Written problem.
The data below should be printed in full, exactly, and without any of its images.

Material provided.
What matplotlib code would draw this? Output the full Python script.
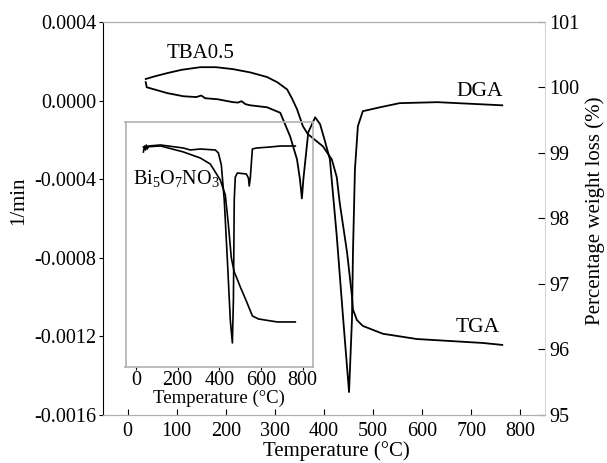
import matplotlib

matplotlib.use("Agg")
import matplotlib.pyplot as plt

plt.rcParams["font.family"] = ["Liberation Serif", "DejaVu Serif"]
plt.rcParams["mathtext.fontset"] = "custom"
plt.rcParams["mathtext.rm"] = "Liberation Serif"
plt.rcParams["mathtext.it"] = "Liberation Serif"

# TBA0.5, derivative curve (1/min)
dtg_t = [37, 39, 81, 114, 140, 150, 158, 183, 215, 225, 232, 240, 250, 284, 311, 331, 345,
         351, 355, 358, 368, 382, 392, 402, 412, 426, 439, 451, 457, 459, 463, 469, 479,
         514, 554, 631, 763]
dtg_v = [0.000094, 0.000068, 0.000038, 0.000022, 0.000018, 0.000026, 0.000012, 0.000007,
         -0.000008, -0.000010, -0.000003, -0.000018, -0.000024, -0.000034, -0.000062,
         -0.000182, -0.000299, -0.000400, -0.000498, -0.000400, -0.000161, -0.000085,
         -0.000120, -0.000207, -0.000299, -0.000690, -0.001110, -0.001483, -0.001110,
         -0.000770, -0.000350, -0.000130, -0.000054, -0.000034, -0.000013, -0.000008,
         -0.000024]

# TBA0.5, weight (%)
tga_t = [37, 55, 81, 110, 148, 180, 215, 250, 284, 305, 325, 335, 345, 357, 367, 398, 416,
         426, 432, 447, 457, 459, 467, 479, 520, 589, 656, 723, 763]
tga_w = [100.13, 100.17, 100.22, 100.27, 100.31, 100.31, 100.28, 100.23, 100.16, 100.08,
         99.97, 99.83, 99.67, 99.41, 99.29, 99.10, 98.90, 98.63, 98.24, 97.48, 96.81, 96.61,
         96.45, 96.36, 96.24, 96.16, 96.13, 96.10, 96.07]

# Bi5O7NO3 inset (no y scale shown)
in_dtg_t = [36, 41, 46, 50, 55, 60, 118, 228, 261, 309, 381, 396, 410, 424, 439, 453, 463,
            468, 472, 477, 487, 530, 540, 544, 549, 559, 578, 645, 693, 765]
in_dtg_v = [0.000388, 0.00051, 0.000429, 0.000531, 0.000449, 0.00051, 0.000531, 0.000469,
            0.000429, 0.000449, 0.000429, 0.000367, 0.000122, -0.000592, -0.00182, -0.00304,
            -0.00351, -0.00263, -0.00059, -0.000123, -0.000041, -0.000061, -0.000143,
            -0.000306, -0.000143, 0.000449, 0.000469, 0.00049, 0.00051, 0.00051]
in_tga_t = [36, 118, 228, 309, 357, 405, 429, 444, 458, 472, 482, 501, 530, 559, 588, 621,
            679, 765]
in_tga_w = [99.67, 99.73, 99.41, 99.09, 98.77, 97.92, 97.13, 95.53, 93.78, 93.04, 92.78,
            92.25, 91.50, 90.71, 90.55, 90.49, 90.39, 90.39]

GRAY = "#b0b0b0"
FS = 14.5

fig = plt.figure(figsize=(6.07, 4.63), dpi=100)
ax = fig.add_axes([103 / 607, 1 - 415 / 463, 442 / 607, 393 / 463])
ax2 = ax.twinx()

ax.plot(dtg_t, dtg_v, color="black", lw=1.3)
ax2.plot(tga_t, tga_w, color="black", lw=1.3)

ax.set_xlim(-50, 850)
ax.set_ylim(-0.0016, 0.0004)
ax.set_xticks(range(0, 801, 100))
ax.set_yticks([-0.0016, -0.0012, -0.0008, -0.0004, 0.0, 0.0004])
ax.set_yticklabels(["-0.0016", "-0.0012", "-0.0008", "-0.0004", "0.0000", "0.0004"])
ax2.set_ylim(95, 101)
ax2.set_yticks(range(95, 102))

for s in ("top", "bottom"):
    ax.spines[s].set_color(GRAY)
    ax2.spines[s].set_color(GRAY)
ax.spines["right"].set_visible(False)
ax2.spines["right"].set_color("#d4d4d4")
ax.spines["left"].set_color("black")
ax2.spines["left"].set_visible(False)

ax.tick_params(axis="y", direction="out", length=3, labelsize=FS, pad=2)
ax.tick_params(axis="x", direction="in", length=4, labelsize=FS, pad=5)
ax2.tick_params(axis="y", direction="in", length=5, labelsize=FS, pad=3)

ax.set_xlabel("Temperature (°C)", fontsize=15)
ax.xaxis.set_label_coords(0.529, -0.066)
ax.set_ylabel("1/min", fontsize=15, labelpad=4)
ax.yaxis.label.set_y(0.545)
ax2.set_ylabel("Percentage weight loss (%)", fontsize=15, labelpad=4)
ax2.yaxis.label.set_y(0.519)

ax.text(148, 0.000240, "TBA0.5", fontsize=15, ha="center", va="center")
ax.text(717, 0.000048, "DGA", fontsize=15.5, ha="center", va="center")
ax.text(713, -0.001156, "TGA", fontsize=15.5, ha="center", va="center")

# inset
ins = fig.add_axes([125.5 / 607, 1 - 367 / 463, 187.5 / 607, 245 / 463])
ins.patch.set_alpha(0)
ins2 = ins.twinx()
ins.plot(in_dtg_t, in_dtg_v, color="black", lw=1.2)
ins2.plot(in_tga_t, in_tga_w, color="black", lw=1.2)
ins.set_xlim(-50, 850)
ins.set_ylim(-0.004, 0.001)
ins2.set_ylim(88, 101)
ins.set_xticks(range(0, 801, 200))
ins.set_yticks([])
ins2.set_yticks([])
for s in ins.spines.values():
    s.set_color(GRAY)
    s.set_linewidth(1.2)
for s in ins2.spines.values():
    s.set_visible(False)
ins.tick_params(axis="x", direction="out", length=2, labelsize=FS, pad=1)
ins.set_xlabel("Temperature (°C)", fontsize=13.5, labelpad=0)
ins.text(0.04, 0.77, r"Bi$_5$O$_7$NO$_3$", transform=ins.transAxes, fontsize=FS,
         ha="left", va="center")

fig.savefig("out.png", dpi=100)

Solution to the exercise.
What matplotlib code would draw this? Output the full Python script.
import matplotlib

matplotlib.use("Agg")
import matplotlib.pyplot as plt

plt.rcParams["font.family"] = ["Liberation Serif", "DejaVu Serif"]
plt.rcParams["mathtext.fontset"] = "custom"
plt.rcParams["mathtext.rm"] = "Liberation Serif"
plt.rcParams["mathtext.it"] = "Liberation Serif"

# TBA0.5, derivative curve (1/min)
dtg_t = [37, 39, 81, 114, 140, 150, 158, 183, 215, 225, 232, 240, 250, 284, 311, 331, 345,
         351, 355, 358, 368, 382, 392, 402, 412, 426, 439, 451, 457, 459, 463, 469, 479,
         514, 554, 631, 763]
dtg_v = [0.000094, 0.000068, 0.000038, 0.000022, 0.000018, 0.000026, 0.000012, 0.000007,
         -0.000008, -0.000010, -0.000003, -0.000018, -0.000024, -0.000034, -0.000062,
         -0.000182, -0.000299, -0.000400, -0.000498, -0.000400, -0.000161, -0.000085,
         -0.000120, -0.000207, -0.000299, -0.000690, -0.001110, -0.001483, -0.001110,
         -0.000770, -0.000350, -0.000130, -0.000054, -0.000034, -0.000013, -0.000008,
         -0.000024]

# TBA0.5, weight (%)
tga_t = [37, 55, 81, 110, 148, 180, 215, 250, 284, 305, 325, 335, 345, 357, 367, 398, 416,
         426, 432, 447, 457, 459, 467, 479, 520, 589, 656, 723, 763]
tga_w = [100.13, 100.17, 100.22, 100.27, 100.31, 100.31, 100.28, 100.23, 100.16, 100.08,
         99.97, 99.83, 99.67, 99.41, 99.29, 99.10, 98.90, 98.63, 98.24, 97.48, 96.81, 96.61,
         96.45, 96.36, 96.24, 96.16, 96.13, 96.10, 96.07]

# Bi5O7NO3 inset (no y scale shown)
in_dtg_t = [36, 41, 46, 50, 55, 60, 118, 228, 261, 309, 381, 396, 410, 424, 439, 453, 463,
            468, 472, 477, 487, 530, 540, 544, 549, 559, 578, 645, 693, 765]
in_dtg_v = [0.000388, 0.00051, 0.000429, 0.000531, 0.000449, 0.00051, 0.000531, 0.000469,
            0.000429, 0.000449, 0.000429, 0.000367, 0.000122, -0.000592, -0.00182, -0.00304,
            -0.00351, -0.00263, -0.00059, -0.000123, -0.000041, -0.000061, -0.000143,
            -0.000306, -0.000143, 0.000449, 0.000469, 0.00049, 0.00051, 0.00051]
in_tga_t = [36, 118, 228, 309, 357, 405, 429, 444, 458, 472, 482, 501, 530, 559, 588, 621,
            679, 765]
in_tga_w = [99.67, 99.73, 99.41, 99.09, 98.77, 97.92, 97.13, 95.53, 93.78, 93.04, 92.78,
            92.25, 91.50, 90.71, 90.55, 90.49, 90.39, 90.39]

GRAY = "#b0b0b0"
FS = 14.5

fig = plt.figure(figsize=(6.07, 4.63), dpi=100)
ax = fig.add_axes([103 / 607, 1 - 415 / 463, 442 / 607, 393 / 463])
ax2 = ax.twinx()

ax.plot(dtg_t, dtg_v, color="black", lw=1.3)
ax2.plot(tga_t, tga_w, color="black", lw=1.3)

ax.set_xlim(-50, 850)
ax.set_ylim(-0.0016, 0.0004)
ax.set_xticks(range(0, 801, 100))
ax.set_yticks([-0.0016, -0.0012, -0.0008, -0.0004, 0.0, 0.0004])
ax.set_yticklabels(["-0.0016", "-0.0012", "-0.0008", "-0.0004", "0.0000", "0.0004"])
ax2.set_ylim(95, 101)
ax2.set_yticks(range(95, 102))

for s in ("top", "bottom"):
    ax.spines[s].set_color(GRAY)
    ax2.spines[s].set_color(GRAY)
ax.spines["right"].set_visible(False)
ax2.spines["right"].set_color("#d4d4d4")
ax.spines["left"].set_color("black")
ax2.spines["left"].set_visible(False)

ax.tick_params(axis="y", direction="out", length=3, labelsize=FS, pad=2)
ax.tick_params(axis="x", direction="in", length=4, labelsize=FS, pad=5)
ax2.tick_params(axis="y", direction="in", length=5, labelsize=FS, pad=3)

ax.set_xlabel("Temperature (°C)", fontsize=15)
ax.xaxis.set_label_coords(0.529, -0.066)
ax.set_ylabel("1/min", fontsize=15, labelpad=4)
ax.yaxis.label.set_y(0.545)
ax2.set_ylabel("Percentage weight loss (%)", fontsize=15, labelpad=4)
ax2.yaxis.label.set_y(0.519)

ax.text(148, 0.000240, "TBA0.5", fontsize=15, ha="center", va="center")
ax.text(717, 0.000048, "DGA", fontsize=15.5, ha="center", va="center")
ax.text(713, -0.001156, "TGA", fontsize=15.5, ha="center", va="center")

# inset
ins = fig.add_axes([125.5 / 607, 1 - 367 / 463, 187.5 / 607, 245 / 463])
ins.patch.set_alpha(0)
ins2 = ins.twinx()
ins.plot(in_dtg_t, in_dtg_v, color="black", lw=1.2)
ins2.plot(in_tga_t, in_tga_w, color="black", lw=1.2)
ins.set_xlim(-50, 850)
ins.set_ylim(-0.004, 0.001)
ins2.set_ylim(88, 101)
ins.set_xticks(range(0, 801, 200))
ins.set_yticks([])
ins2.set_yticks([])
for s in ins.spines.values():
    s.set_color(GRAY)
    s.set_linewidth(1.2)
for s in ins2.spines.values():
    s.set_visible(False)
ins.tick_params(axis="x", direction="out", length=2, labelsize=FS, pad=1)
ins.set_xlabel("Temperature (°C)", fontsize=13.5, labelpad=0)
ins.text(0.04, 0.77, r"Bi$_5$O$_7$NO$_3$", transform=ins.transAxes, fontsize=FS,
         ha="left", va="center")

fig.savefig("out.png", dpi=100)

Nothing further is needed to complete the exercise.